トッテナムでの2シーズン目以降、ソンは左サイドを定位置にしていた。今はそれも少し変わって、ケインがプレーする際には彼と完璧な補完関係を保ちつつ、自由に動く偽の10番の役割を担っている。
そのコレクティブなセンスとポジション感覚、ポリバレントな能力、流動的に動いてスペースを作り出す巧さ、スピードと爆発力(ルーカス・モウラを差し置いてチーム一の俊足であり、1試合に平均20回のスプリントをおこなっている)、戦術的ディシプリンと精神力の強さ、左右両足を完璧に使いこなせるソンは、トッテナムの強力な武器であるカウンターアタックになくてはならない存在である。
もちろんシュートの力強さは言うまでもない。ソンこそは、すべてをひとりで成し遂げられるダイナモなのである。
性格が素晴らしく、仲間から愛されている。
彼は性格も素晴らしく、ロッカールームでもチームメイトに好かれている。彼らがソンに好意を抱くのは、ときどき焼き肉を振る舞うからばかりではない。ハリー・ケインはこう語っている。

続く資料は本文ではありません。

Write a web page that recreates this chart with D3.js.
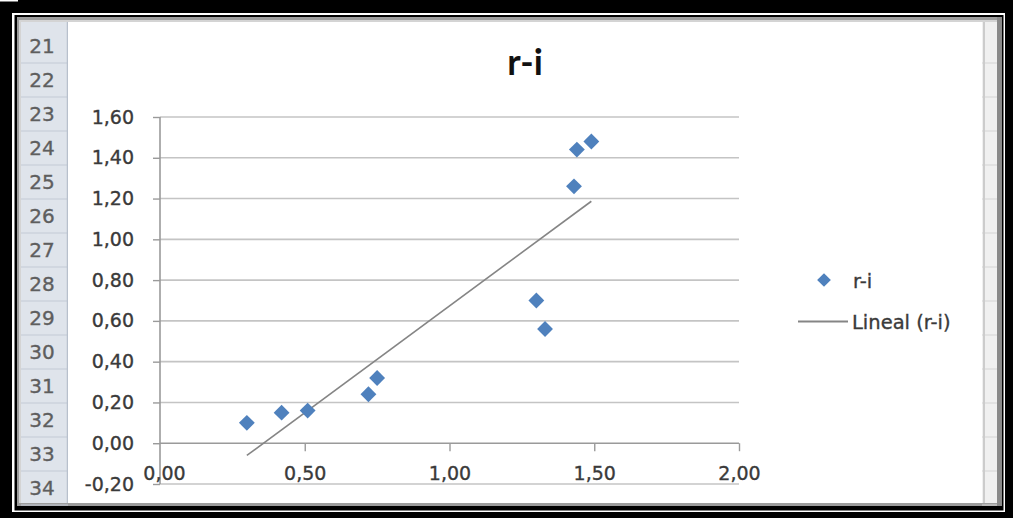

「彼は常に輝いている。ピッチの上では、然るべきときに然るべき場所に常に現れる」
今季、ケインはソンとともに13試合に先発出場し13ゴールをあげた。ソンを欠いた9試合での得点は3に過ぎない。
ケインにとっても彼は必要不可欠な存在であるのである。
今シーズンのスパーズは、1試合当たり2.8得点をあげている。だがソンが不在の試合では、それが1.6点まで低下する。彼がチームの24得点(18ゴール、6アシスト)に絡んでいるからだ。そして彼が得点した13試合では、すべての試合で勝利を収めている。ソンは太陽の光ではない。光り輝く太陽そのものであるといえる。